-- WHAT YOU HAVE TO DO --
Return all the data below as it stands, minus the pictures.

— Begin RECORDED INFORMATION —

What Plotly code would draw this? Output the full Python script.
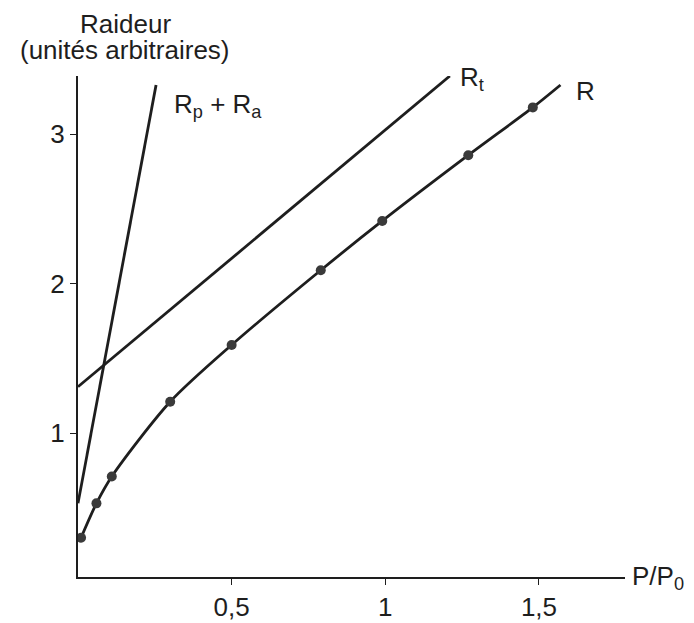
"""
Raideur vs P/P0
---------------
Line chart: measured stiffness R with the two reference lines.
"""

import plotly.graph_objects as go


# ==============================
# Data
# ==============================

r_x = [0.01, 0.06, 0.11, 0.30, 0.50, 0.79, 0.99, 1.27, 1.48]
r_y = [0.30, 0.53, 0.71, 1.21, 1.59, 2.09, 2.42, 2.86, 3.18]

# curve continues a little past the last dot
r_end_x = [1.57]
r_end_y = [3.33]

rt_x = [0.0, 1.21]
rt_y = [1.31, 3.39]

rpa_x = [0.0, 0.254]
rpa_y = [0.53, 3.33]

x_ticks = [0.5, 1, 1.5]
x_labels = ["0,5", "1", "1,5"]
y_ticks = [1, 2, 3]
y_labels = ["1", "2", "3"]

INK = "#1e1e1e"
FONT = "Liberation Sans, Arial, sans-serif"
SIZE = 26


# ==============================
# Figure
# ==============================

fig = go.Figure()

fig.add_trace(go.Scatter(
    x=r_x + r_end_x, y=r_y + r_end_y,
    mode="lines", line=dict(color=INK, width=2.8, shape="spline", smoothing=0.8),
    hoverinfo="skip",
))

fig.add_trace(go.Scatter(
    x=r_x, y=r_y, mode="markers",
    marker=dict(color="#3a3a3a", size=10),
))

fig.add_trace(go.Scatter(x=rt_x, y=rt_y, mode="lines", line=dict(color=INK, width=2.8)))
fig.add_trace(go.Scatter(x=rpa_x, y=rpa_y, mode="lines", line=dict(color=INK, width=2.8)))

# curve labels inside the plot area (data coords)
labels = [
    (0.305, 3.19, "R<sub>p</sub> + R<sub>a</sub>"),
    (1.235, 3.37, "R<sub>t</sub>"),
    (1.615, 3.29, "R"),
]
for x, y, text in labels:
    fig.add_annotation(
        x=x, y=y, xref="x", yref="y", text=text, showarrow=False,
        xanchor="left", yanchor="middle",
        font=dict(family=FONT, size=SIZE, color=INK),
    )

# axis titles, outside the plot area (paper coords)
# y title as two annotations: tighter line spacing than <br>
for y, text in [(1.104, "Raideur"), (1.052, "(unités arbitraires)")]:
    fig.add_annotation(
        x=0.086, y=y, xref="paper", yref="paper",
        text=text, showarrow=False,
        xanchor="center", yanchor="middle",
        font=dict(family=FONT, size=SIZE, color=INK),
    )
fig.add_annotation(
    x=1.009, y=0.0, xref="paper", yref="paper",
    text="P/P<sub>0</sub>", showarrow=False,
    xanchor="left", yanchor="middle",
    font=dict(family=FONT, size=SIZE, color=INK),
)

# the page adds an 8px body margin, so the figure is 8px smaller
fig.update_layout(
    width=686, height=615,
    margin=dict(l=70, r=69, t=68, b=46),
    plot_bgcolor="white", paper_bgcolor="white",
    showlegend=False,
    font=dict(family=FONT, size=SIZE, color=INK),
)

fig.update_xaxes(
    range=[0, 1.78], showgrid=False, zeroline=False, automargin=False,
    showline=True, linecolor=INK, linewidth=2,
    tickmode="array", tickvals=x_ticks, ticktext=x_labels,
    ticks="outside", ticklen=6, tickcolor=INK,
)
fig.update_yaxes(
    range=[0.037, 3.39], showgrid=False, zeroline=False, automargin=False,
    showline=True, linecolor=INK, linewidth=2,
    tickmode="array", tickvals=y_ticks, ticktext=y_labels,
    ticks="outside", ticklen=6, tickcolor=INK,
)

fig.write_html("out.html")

— End RECORDED INFORMATION —

-- REPLY TO THE TASK --
What Plotly code would draw this? Output the full Python script.
"""
Raideur vs P/P0
---------------
Line chart: measured stiffness R with the two reference lines.
"""

import plotly.graph_objects as go


# ==============================
# Data
# ==============================

r_x = [0.01, 0.06, 0.11, 0.30, 0.50, 0.79, 0.99, 1.27, 1.48]
r_y = [0.30, 0.53, 0.71, 1.21, 1.59, 2.09, 2.42, 2.86, 3.18]

# curve continues a little past the last dot
r_end_x = [1.57]
r_end_y = [3.33]

rt_x = [0.0, 1.21]
rt_y = [1.31, 3.39]

rpa_x = [0.0, 0.254]
rpa_y = [0.53, 3.33]

x_ticks = [0.5, 1, 1.5]
x_labels = ["0,5", "1", "1,5"]
y_ticks = [1, 2, 3]
y_labels = ["1", "2", "3"]

INK = "#1e1e1e"
FONT = "Liberation Sans, Arial, sans-serif"
SIZE = 26


# ==============================
# Figure
# ==============================

fig = go.Figure()

fig.add_trace(go.Scatter(
    x=r_x + r_end_x, y=r_y + r_end_y,
    mode="lines", line=dict(color=INK, width=2.8, shape="spline", smoothing=0.8),
    hoverinfo="skip",
))

fig.add_trace(go.Scatter(
    x=r_x, y=r_y, mode="markers",
    marker=dict(color="#3a3a3a", size=10),
))

fig.add_trace(go.Scatter(x=rt_x, y=rt_y, mode="lines", line=dict(color=INK, width=2.8)))
fig.add_trace(go.Scatter(x=rpa_x, y=rpa_y, mode="lines", line=dict(color=INK, width=2.8)))

# curve labels inside the plot area (data coords)
labels = [
    (0.305, 3.19, "R<sub>p</sub> + R<sub>a</sub>"),
    (1.235, 3.37, "R<sub>t</sub>"),
    (1.615, 3.29, "R"),
]
for x, y, text in labels:
    fig.add_annotation(
        x=x, y=y, xref="x", yref="y", text=text, showarrow=False,
        xanchor="left", yanchor="middle",
        font=dict(family=FONT, size=SIZE, color=INK),
    )

# axis titles, outside the plot area (paper coords)
# y title as two annotations: tighter line spacing than <br>
for y, text in [(1.104, "Raideur"), (1.052, "(unités arbitraires)")]:
    fig.add_annotation(
        x=0.086, y=y, xref="paper", yref="paper",
        text=text, showarrow=False,
        xanchor="center", yanchor="middle",
        font=dict(family=FONT, size=SIZE, color=INK),
    )
fig.add_annotation(
    x=1.009, y=0.0, xref="paper", yref="paper",
    text="P/P<sub>0</sub>", showarrow=False,
    xanchor="left", yanchor="middle",
    font=dict(family=FONT, size=SIZE, color=INK),
)

# the page adds an 8px body margin, so the figure is 8px smaller
fig.update_layout(
    width=686, height=615,
    margin=dict(l=70, r=69, t=68, b=46),
    plot_bgcolor="white", paper_bgcolor="white",
    showlegend=False,
    font=dict(family=FONT, size=SIZE, color=INK),
)

fig.update_xaxes(
    range=[0, 1.78], showgrid=False, zeroline=False, automargin=False,
    showline=True, linecolor=INK, linewidth=2,
    tickmode="array", tickvals=x_ticks, ticktext=x_labels,
    ticks="outside", ticklen=6, tickcolor=INK,
)
fig.update_yaxes(
    range=[0.037, 3.39], showgrid=False, zeroline=False, automargin=False,
    showline=True, linecolor=INK, linewidth=2,
    tickmode="array", tickvals=y_ticks, ticktext=y_labels,
    ticks="outside", ticklen=6, tickcolor=INK,
)

fig.write_html("out.html")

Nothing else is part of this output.